** start of INFORMATION SHOWN **

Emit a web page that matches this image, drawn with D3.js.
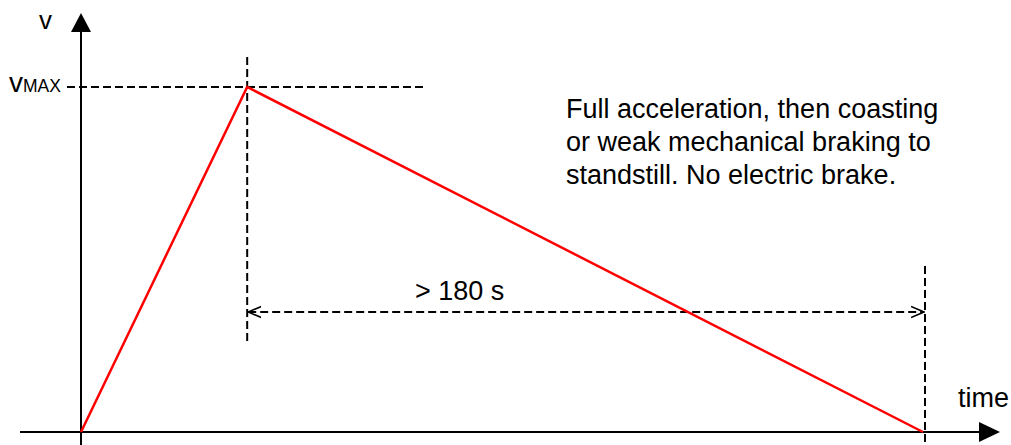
<!DOCTYPE html>
<html>
<head>
<meta charset="utf-8">
<script src="https://cdn.jsdelivr.net/npm/d3@7"></script>
<style>
  html, body { margin: 0; padding: 0; background: #fff; }
  text { font-family: "Liberation Sans", Arial, sans-serif; fill: #000; }
</style>
</head>
<body>
<svg id="chart" width="1011" height="445"></svg>
<script>
// Data: speed profile (normalised speed vs time in s)
const times = [0, 45, 228];
const speeds = [0, 1, 0];
const yLabel = "v";
const xLabel = "time";
const vmaxLabel = ["v", "MAX"];
const durationLabel = "> 180 s";
const note = ["Full acceleration, then coasting", "or weak mechanical braking to", "standstill. No electric brake."];

const svg = d3.select("#chart");
const x = d3.scaleLinear().domain([0, 228]).range([81, 923]);
const y = d3.scaleLinear().domain([0, 1]).range([432, 87]);

const x0 = x(0), y0 = y(0);
const tPeak = times[1], tEnd = times[2];

const defs = svg.append("defs");
defs.append("marker").attr("id", "open").attr("viewBox", "0 0 14 14")
  .attr("refX", 13).attr("refY", 7).attr("markerWidth", 14).attr("markerHeight", 14)
  .attr("markerUnits", "userSpaceOnUse").attr("orient", "auto-start-reverse")
  .append("path").attr("d", "M0,1.5 L13,7 L0,12.5").attr("fill", "none").attr("stroke", "#000").attr("stroke-width", 1.6);

// axes
svg.append("line").attr("x1", 20).attr("x2", 982).attr("y1", y0).attr("y2", y0)
  .attr("stroke", "#000").attr("stroke-width", 2);
svg.append("path").attr("d", `M979,${y0-10} L1000,${y0} L979,${y0+10} Z`).attr("fill", "#000");
svg.append("line").attr("x1", x0).attr("x2", x0).attr("y1", 445).attr("y2", 30)
  .attr("stroke", "#000").attr("stroke-width", 2);
svg.append("path").attr("d", `M${x0-10},32 L${x0},13 L${x0+10},32 Z`).attr("fill", "#000");

const dash = "8,4";
svg.append("line").attr("x1", 67).attr("x2", 425).attr("y1", y(1)).attr("y2", y(1))
  .attr("stroke", "#000").attr("stroke-width", 2).attr("stroke-dasharray", dash);
svg.append("line").attr("x1", x(tPeak)).attr("x2", x(tPeak)).attr("y1", 57).attr("y2", 343)
  .attr("stroke", "#000").attr("stroke-width", 2).attr("stroke-dasharray", dash);
svg.append("line").attr("x1", x(tEnd) + 2).attr("x2", x(tEnd) + 2).attr("y1", 266).attr("y2", 445)
  .attr("stroke", "#000").attr("stroke-width", 2).attr("stroke-dasharray", dash);
svg.append("line").attr("x1", x(tPeak) + 1).attr("x2", x(tEnd) + 1).attr("y1", 312).attr("y2", 312)
  .attr("stroke", "#000").attr("stroke-width", 2).attr("stroke-dasharray", dash)
  .attr("marker-start", "url(#open)").attr("marker-end", "url(#open)");

// profile line
const line = d3.line().x((d, i) => x(times[i])).y(d => y(d));
svg.append("path").datum(speeds).attr("d", line)
  .attr("fill", "none").attr("stroke", "#ff0000").attr("stroke-width", 2.5);

// labels
svg.append("text").attr("x", 39).attr("y", 29).attr("font-size", 26).text(yLabel);
const vm = svg.append("text").attr("x", 9).attr("y", 92).attr("font-size", 28);
vm.append("tspan").text(vmaxLabel[0]);
vm.append("tspan").attr("font-size", 17.5).text(vmaxLabel[1]);
svg.append("text").attr("x", 958).attr("y", 407).attr("font-size", 27).text(xLabel);
svg.append("text").attr("x", 415).attr("y", 300).attr("font-size", 27).text(durationLabel);
svg.append("g").selectAll("text").data(note).join("text")
  .attr("x", 566).attr("y", (d, i) => 118 + i * 33).attr("font-size", 27).text(d => d);
</script>
</body>
</html>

** end of INFORMATION SHOWN **

TASK STATEMENT:
Repeat, with no pictures, each line from the beginning of the data through the line containing "const tPeak = times[1], tEnd = times[2];", inclusive.

TASK ANSWER:
Emit a web page that matches this image, drawn with D3.js.
<!DOCTYPE html>
<html>
<head>
<meta charset="utf-8">
<script src="https://cdn.jsdelivr.net/npm/d3@7"></script>
<style>
  html, body { margin: 0; padding: 0; background: #fff; }
  text { font-family: "Liberation Sans", Arial, sans-serif; fill: #000; }
</style>
</head>
<body>
<svg id="chart" width="1011" height="445"></svg>
<script>
// Data: speed profile (normalised speed vs time in s)
const times = [0, 45, 228];
const speeds = [0, 1, 0];
const yLabel = "v";
const xLabel = "time";
const vmaxLabel = ["v", "MAX"];
const durationLabel = "> 180 s";
const note = ["Full acceleration, then coasting", "or weak mechanical braking to", "standstill. No electric brake."];

const svg = d3.select("#chart");
const x = d3.scaleLinear().domain([0, 228]).range([81, 923]);
const y = d3.scaleLinear().domain([0, 1]).range([432, 87]);

const x0 = x(0), y0 = y(0);
const tPeak = times[1], tEnd = times[2];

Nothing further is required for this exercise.